* [Records for the task]
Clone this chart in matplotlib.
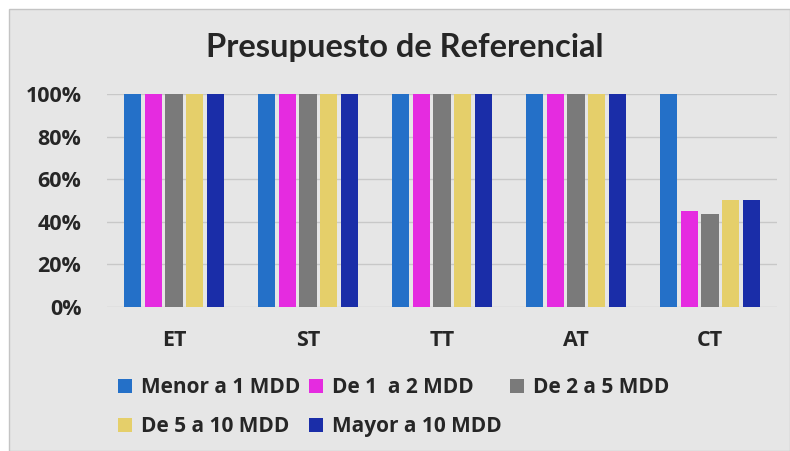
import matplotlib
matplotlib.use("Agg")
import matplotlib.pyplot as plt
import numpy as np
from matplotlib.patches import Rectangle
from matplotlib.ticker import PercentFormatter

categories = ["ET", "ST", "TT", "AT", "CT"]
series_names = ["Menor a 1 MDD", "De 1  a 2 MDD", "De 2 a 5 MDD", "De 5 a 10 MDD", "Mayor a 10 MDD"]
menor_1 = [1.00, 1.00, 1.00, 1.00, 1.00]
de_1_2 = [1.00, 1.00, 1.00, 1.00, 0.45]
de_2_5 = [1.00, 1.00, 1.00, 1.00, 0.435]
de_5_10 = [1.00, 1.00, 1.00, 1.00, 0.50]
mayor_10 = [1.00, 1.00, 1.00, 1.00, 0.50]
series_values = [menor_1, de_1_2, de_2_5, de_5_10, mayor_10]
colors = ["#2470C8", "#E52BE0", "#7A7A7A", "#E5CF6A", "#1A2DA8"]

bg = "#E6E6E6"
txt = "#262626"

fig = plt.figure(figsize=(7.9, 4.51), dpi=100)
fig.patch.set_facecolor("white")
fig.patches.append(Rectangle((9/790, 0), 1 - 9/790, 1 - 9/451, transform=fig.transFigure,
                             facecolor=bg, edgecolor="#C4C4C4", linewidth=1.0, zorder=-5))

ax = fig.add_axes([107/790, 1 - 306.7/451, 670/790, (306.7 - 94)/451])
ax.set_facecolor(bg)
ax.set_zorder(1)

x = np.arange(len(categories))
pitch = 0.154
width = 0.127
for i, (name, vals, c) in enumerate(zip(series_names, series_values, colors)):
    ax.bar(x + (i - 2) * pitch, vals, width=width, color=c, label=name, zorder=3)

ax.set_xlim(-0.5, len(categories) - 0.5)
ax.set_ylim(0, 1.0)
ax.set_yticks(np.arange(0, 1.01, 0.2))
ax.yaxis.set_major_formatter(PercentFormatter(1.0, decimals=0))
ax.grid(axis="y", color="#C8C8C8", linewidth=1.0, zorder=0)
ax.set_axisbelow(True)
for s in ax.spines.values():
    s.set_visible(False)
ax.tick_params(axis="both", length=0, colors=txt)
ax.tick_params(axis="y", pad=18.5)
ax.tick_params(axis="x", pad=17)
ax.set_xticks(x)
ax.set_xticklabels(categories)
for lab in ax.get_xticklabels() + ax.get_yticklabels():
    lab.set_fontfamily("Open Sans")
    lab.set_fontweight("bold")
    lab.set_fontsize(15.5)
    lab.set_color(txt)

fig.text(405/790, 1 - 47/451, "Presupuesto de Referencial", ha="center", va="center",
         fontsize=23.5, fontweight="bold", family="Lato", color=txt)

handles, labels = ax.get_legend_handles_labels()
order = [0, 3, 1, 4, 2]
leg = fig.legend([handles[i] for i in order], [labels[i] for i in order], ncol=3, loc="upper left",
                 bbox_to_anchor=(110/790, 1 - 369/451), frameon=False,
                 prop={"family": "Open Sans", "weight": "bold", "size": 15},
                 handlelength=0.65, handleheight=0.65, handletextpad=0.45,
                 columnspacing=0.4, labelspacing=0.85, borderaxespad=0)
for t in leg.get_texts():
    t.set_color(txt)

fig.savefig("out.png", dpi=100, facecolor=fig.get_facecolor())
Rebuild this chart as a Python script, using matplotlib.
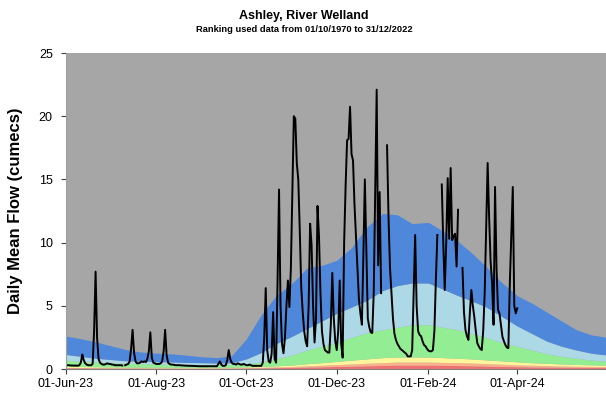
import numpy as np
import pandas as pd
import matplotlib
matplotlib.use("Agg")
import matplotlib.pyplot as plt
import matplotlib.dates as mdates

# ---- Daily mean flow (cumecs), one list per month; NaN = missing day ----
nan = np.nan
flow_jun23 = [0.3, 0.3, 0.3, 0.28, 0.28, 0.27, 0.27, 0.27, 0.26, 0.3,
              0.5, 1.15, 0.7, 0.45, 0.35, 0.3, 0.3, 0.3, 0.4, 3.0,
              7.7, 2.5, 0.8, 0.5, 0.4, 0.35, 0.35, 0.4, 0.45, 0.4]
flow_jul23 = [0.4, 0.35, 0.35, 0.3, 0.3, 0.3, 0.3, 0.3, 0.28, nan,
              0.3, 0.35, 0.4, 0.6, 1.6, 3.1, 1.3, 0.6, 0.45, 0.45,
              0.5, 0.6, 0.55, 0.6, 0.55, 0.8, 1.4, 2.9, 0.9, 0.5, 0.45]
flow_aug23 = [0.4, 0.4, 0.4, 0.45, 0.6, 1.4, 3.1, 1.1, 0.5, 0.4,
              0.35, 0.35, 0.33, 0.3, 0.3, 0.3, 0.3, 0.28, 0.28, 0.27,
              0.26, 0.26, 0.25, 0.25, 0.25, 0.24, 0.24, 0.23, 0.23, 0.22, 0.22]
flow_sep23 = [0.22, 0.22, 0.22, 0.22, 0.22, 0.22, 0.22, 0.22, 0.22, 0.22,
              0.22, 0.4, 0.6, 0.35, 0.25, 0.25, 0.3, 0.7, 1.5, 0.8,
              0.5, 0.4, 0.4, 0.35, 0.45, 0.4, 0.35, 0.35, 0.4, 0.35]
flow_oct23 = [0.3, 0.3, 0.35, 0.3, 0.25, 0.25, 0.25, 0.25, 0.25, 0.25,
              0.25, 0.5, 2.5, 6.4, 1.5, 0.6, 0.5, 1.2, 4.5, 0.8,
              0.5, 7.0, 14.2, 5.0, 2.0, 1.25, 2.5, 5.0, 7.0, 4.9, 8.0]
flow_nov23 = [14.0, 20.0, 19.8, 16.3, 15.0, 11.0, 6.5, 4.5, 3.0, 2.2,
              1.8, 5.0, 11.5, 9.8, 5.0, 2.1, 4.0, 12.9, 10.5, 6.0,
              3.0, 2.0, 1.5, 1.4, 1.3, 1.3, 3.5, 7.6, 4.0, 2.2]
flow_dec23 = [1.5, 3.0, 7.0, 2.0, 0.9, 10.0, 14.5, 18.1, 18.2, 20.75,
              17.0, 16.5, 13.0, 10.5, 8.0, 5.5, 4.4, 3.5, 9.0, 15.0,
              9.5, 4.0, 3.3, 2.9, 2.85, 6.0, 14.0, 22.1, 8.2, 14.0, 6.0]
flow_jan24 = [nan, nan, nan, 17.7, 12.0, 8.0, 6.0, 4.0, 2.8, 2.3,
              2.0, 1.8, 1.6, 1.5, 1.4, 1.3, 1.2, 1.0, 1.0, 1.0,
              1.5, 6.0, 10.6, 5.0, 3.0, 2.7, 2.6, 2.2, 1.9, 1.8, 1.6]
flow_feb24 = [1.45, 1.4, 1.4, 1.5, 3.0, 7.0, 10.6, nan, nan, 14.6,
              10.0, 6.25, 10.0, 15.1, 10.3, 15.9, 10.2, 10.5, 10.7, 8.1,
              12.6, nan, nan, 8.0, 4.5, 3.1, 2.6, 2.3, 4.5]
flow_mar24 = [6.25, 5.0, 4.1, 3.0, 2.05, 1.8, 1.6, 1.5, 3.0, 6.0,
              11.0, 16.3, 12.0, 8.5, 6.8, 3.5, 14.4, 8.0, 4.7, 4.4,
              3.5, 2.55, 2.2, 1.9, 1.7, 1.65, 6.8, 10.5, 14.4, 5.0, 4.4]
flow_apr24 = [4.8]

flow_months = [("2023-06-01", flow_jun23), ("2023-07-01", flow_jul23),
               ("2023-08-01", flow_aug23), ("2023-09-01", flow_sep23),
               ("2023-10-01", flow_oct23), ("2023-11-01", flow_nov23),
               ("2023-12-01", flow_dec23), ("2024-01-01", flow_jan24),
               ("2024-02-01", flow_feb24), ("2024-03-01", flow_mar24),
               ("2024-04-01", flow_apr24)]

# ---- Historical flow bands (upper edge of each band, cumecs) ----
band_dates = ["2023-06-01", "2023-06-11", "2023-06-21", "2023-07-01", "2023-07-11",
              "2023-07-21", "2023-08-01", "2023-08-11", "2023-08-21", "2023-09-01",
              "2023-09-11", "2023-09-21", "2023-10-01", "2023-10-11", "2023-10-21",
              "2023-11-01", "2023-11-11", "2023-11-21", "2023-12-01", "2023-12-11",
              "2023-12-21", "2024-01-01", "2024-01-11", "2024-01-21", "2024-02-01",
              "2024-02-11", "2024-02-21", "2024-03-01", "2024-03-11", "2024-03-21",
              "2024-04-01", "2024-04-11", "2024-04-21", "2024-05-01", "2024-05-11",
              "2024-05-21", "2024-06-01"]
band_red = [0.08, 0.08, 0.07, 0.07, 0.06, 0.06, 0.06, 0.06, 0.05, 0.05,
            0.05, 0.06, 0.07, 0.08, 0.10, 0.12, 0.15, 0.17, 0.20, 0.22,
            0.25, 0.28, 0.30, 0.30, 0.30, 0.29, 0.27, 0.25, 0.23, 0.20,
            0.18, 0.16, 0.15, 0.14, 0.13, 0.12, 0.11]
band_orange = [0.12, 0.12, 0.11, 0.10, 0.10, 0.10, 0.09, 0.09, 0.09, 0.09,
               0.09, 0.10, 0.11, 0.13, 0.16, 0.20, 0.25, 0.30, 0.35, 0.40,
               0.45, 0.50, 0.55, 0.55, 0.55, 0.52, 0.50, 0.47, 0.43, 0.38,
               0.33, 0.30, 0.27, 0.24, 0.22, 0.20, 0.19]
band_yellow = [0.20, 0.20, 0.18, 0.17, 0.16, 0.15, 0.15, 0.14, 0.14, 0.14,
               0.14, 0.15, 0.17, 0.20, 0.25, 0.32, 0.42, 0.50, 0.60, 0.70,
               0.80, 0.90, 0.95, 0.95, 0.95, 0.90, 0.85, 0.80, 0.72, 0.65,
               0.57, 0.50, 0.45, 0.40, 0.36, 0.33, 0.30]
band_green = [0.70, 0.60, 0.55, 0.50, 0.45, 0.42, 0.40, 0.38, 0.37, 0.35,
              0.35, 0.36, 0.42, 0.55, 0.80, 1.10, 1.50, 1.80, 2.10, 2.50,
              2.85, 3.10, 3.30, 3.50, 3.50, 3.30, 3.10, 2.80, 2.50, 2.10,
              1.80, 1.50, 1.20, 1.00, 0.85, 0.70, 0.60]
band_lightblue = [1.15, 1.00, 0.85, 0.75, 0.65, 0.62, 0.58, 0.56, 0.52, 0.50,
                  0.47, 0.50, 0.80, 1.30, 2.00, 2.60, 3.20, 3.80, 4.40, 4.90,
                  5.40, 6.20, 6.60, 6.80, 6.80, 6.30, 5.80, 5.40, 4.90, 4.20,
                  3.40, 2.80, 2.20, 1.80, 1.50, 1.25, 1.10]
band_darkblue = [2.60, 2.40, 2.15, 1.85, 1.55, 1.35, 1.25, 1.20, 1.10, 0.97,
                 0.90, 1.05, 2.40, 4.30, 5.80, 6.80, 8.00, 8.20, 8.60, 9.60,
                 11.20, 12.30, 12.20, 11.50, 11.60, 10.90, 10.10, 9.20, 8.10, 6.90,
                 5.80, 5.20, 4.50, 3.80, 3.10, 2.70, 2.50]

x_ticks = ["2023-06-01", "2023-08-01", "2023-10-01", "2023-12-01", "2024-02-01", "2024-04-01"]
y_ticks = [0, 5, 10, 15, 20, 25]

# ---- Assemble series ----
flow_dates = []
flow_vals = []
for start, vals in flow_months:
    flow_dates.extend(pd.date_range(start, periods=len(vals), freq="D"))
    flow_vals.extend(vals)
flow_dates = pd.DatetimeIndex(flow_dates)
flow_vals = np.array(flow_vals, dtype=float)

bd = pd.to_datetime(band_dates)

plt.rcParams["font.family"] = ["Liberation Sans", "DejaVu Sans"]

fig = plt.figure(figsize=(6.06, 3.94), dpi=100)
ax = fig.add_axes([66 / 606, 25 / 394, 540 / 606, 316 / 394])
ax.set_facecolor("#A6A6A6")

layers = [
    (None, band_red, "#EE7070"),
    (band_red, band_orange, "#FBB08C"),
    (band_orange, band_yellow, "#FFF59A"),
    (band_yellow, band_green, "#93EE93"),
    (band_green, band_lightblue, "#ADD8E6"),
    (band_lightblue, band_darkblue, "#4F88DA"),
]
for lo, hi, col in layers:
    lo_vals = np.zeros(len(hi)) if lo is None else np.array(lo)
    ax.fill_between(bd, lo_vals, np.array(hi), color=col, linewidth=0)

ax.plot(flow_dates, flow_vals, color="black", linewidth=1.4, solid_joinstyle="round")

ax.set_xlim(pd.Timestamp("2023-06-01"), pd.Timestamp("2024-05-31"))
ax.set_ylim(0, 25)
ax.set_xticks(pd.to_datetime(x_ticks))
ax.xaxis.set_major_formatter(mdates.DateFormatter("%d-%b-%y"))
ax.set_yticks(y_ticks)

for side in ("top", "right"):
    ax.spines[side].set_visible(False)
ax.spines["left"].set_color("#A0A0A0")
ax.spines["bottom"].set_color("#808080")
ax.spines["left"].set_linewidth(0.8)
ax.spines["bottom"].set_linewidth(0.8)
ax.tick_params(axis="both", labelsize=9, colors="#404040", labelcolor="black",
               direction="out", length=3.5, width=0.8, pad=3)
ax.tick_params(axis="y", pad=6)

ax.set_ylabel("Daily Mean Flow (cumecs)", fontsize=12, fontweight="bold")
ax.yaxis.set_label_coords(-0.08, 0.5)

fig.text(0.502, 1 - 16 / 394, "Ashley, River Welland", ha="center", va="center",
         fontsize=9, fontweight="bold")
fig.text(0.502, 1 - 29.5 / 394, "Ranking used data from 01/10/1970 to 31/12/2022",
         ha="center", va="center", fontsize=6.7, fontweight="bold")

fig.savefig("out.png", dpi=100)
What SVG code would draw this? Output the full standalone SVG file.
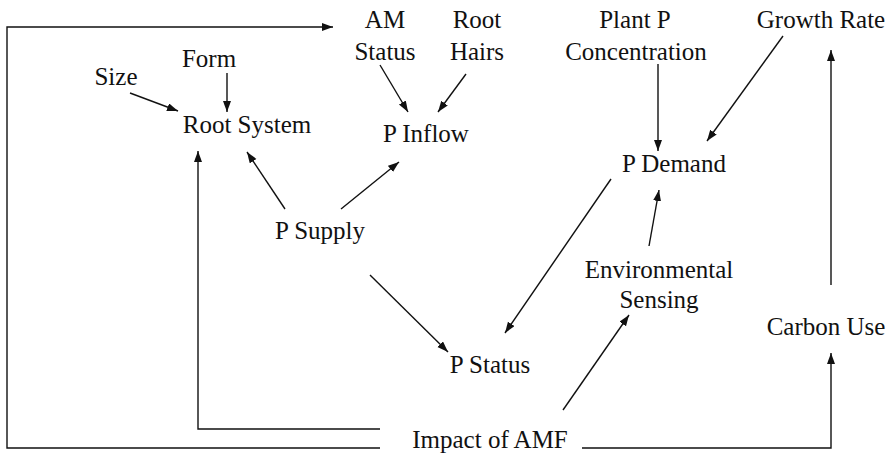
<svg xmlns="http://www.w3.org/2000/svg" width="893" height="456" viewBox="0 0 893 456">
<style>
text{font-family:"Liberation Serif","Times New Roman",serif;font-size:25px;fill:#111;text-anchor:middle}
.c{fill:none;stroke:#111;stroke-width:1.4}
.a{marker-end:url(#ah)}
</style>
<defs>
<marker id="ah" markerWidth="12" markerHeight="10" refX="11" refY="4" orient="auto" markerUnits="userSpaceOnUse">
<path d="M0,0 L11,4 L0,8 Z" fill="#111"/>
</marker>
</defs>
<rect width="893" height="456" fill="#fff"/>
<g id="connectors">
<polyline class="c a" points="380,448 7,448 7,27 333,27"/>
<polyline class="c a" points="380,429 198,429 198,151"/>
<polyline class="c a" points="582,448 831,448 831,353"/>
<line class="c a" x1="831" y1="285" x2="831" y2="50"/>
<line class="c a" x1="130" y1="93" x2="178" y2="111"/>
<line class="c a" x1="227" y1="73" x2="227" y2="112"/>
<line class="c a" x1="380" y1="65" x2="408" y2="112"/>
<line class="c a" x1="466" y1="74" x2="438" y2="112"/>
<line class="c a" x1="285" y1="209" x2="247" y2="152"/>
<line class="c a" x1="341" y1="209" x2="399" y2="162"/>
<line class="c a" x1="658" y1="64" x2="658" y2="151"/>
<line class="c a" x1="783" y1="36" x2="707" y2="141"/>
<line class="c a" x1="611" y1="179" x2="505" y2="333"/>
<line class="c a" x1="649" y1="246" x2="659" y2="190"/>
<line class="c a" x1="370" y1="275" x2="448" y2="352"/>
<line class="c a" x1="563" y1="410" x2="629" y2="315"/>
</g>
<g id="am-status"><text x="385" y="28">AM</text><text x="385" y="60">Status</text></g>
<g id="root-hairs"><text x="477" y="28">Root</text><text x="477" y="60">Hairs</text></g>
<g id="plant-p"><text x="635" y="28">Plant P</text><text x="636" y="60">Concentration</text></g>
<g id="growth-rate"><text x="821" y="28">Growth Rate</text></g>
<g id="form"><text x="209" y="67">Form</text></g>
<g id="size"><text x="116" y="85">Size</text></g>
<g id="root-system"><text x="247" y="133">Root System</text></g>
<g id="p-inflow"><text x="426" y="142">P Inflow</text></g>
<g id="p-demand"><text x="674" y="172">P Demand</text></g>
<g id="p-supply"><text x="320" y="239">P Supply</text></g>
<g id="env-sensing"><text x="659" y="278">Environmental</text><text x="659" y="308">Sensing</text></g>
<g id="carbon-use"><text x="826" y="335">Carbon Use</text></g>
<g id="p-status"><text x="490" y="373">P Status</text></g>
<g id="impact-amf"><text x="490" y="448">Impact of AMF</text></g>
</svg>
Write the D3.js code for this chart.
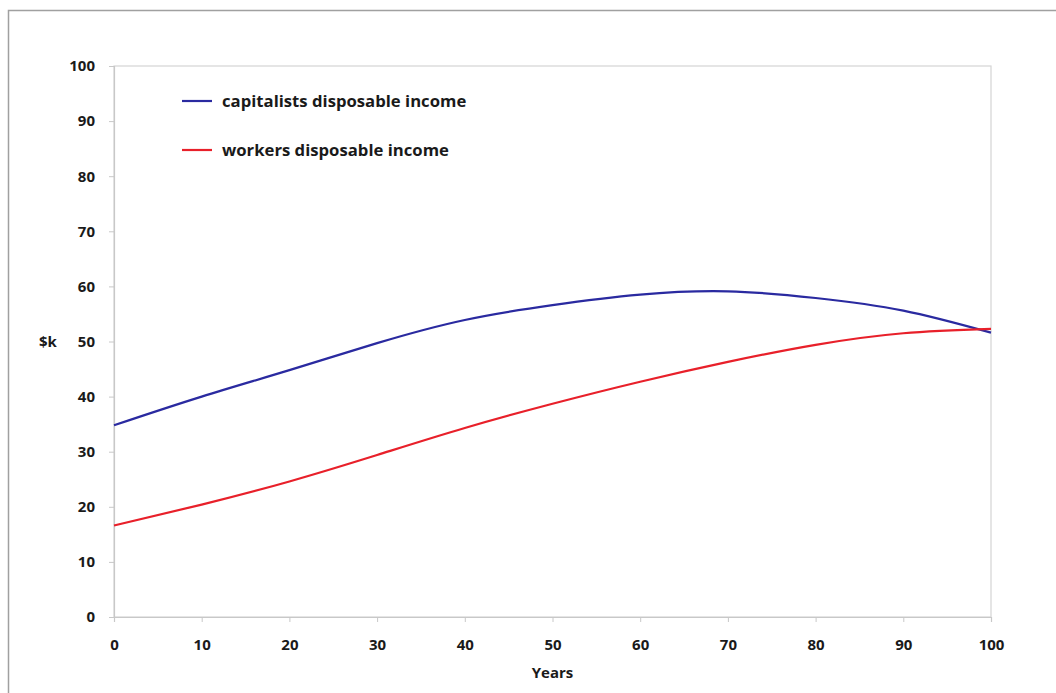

* [Work required]
From the top of the listing above, repeat each line exactly until you reach the line containing "ax.bar(x + (i", and repeat that one too. Leave the pictures out.

* [Full answer]
Clone this chart in matplotlib.
import matplotlib
matplotlib.use("Agg")
import matplotlib.pyplot as plt
import numpy as np
from matplotlib.patches import Rectangle
from matplotlib.ticker import PercentFormatter

categories = ["ET", "ST", "TT", "AT", "CT"]
series_names = ["Menor a 1 MDD", "De 1  a 2 MDD", "De 2 a 5 MDD", "De 5 a 10 MDD", "Mayor a 10 MDD"]
menor_1 = [1.00, 1.00, 1.00, 1.00, 1.00]
de_1_2 = [1.00, 1.00, 1.00, 1.00, 0.45]
de_2_5 = [1.00, 1.00, 1.00, 1.00, 0.435]
de_5_10 = [1.00, 1.00, 1.00, 1.00, 0.50]
mayor_10 = [1.00, 1.00, 1.00, 1.00, 0.50]
series_values = [menor_1, de_1_2, de_2_5, de_5_10, mayor_10]
colors = ["#2470C8", "#E52BE0", "#7A7A7A", "#E5CF6A", "#1A2DA8"]

bg = "#E6E6E6"
txt = "#262626"

fig = plt.figure(figsize=(7.9, 4.51), dpi=100)
fig.patch.set_facecolor("white")
fig.patches.append(Rectangle((9/790, 0), 1 - 9/790, 1 - 9/451, transform=fig.transFigure,
                             facecolor=bg, edgecolor="#C4C4C4", linewidth=1.0, zorder=-5))

ax = fig.add_axes([107/790, 1 - 306.7/451, 670/790, (306.7 - 94)/451])
ax.set_facecolor(bg)
ax.set_zorder(1)

x = np.arange(len(categories))
pitch = 0.154
width = 0.127
for i, (name, vals, c) in enumerate(zip(series_names, series_values, colors)):
    ax.bar(x + (i - 2) * pitch, vals, width=width, color=c, label=name, zorder=3)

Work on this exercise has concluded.